Rocketing rents leave tenants facing eviction


Paul Kershaw

Average private rents are now beyond the reach of ordinary families in most of the country (55% of local authority areas) according to a new survey by housing charity Shelter. It calculates, for example, that the average monthly rent for a two bedroom property in London is £1,360. The private rented sector has grown by more than a million over the last five years now overtaking the numbers in social housing.

As jobs become more insecure and mortgages harder to come by the dream of home ownership is moving out of reach for many. The average age of a self-financing first time buyer is now around 37 years and home ownership is projected to fall to 61% in the next ten years.

Conditions in the private rented sector are an increasingly pressing issue affecting young workers and wide sections of society. The government responds with talk of building ‘affordable’ homes but, by affordable, they mean 80% of market rent.

But according to Dave Hill on the Guardian website, in Westminster, local market rates would require the tenant to have an annual gross income of £77,257!

The Con-Dems are cutting housing benefit and, grotesquely, have blamed tenants for claiming large amounts in rent. The best that Labour can manage is to say the ‘benefit caps go too far’, (when in government, they had their own plans to restrict housing benefits).

Campaign

Trade unions and anti-cuts campaigns must call for an immediate reversal of the housing benefit cuts and the reintroduction of rent control to cap rents. Behind the statistics, low paid workers and others relying on housing benefit feel desperate and isolated.

An energetic campaign linking low pay to rising prices and rocketing rents and a call for action would gain a big response from trade union members and would demonstrate to unorganised workers that the Labour movement can take up their problems.

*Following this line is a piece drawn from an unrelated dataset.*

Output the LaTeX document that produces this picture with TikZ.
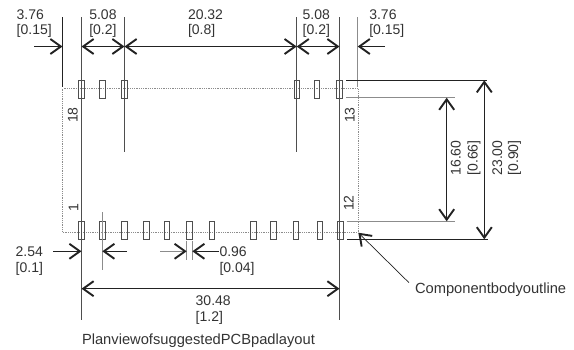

Following an unsuccessful attempt to stop the benefit caps through the courts the head of the Child Poverty Action Group commented:

“This is not about jobless versus working families – it is precisely working families that will be hardest hit by this measure. For example, 80% of those claiming housing benefit in London are working. Savings may not be made either because, as has been pointed out by the office of the secretary of state for Communities and Local Government, an expensive burden is going to be placed on many Greater London authorities by increased homelessness and the relocation of families.”

In opposition to rent control it is sometimes argued that such measures introduce ‘market distortions’ and limit the supply of private rented homes. It is true that the private rented market will not supply enough affordable homes; it hasn’t done so even in the period since the Thatcher government deregulated rents in 1989 when profiteering has been unchecked.

Rent caps and the reversal of benefit cuts are an essential step to respond to the housing catastrophe.

The support for the international movement to occupy Wall Street, the City of London and elsewhere points to an increasing understanding of the failure of the profit system to meet the needs of ‘the 99%’.

The banks need to be nationalised and resources mobilised for a massive programme of building publicly-owned social housing with genuinely affordable rents in order to meet the desperate need for decent homes.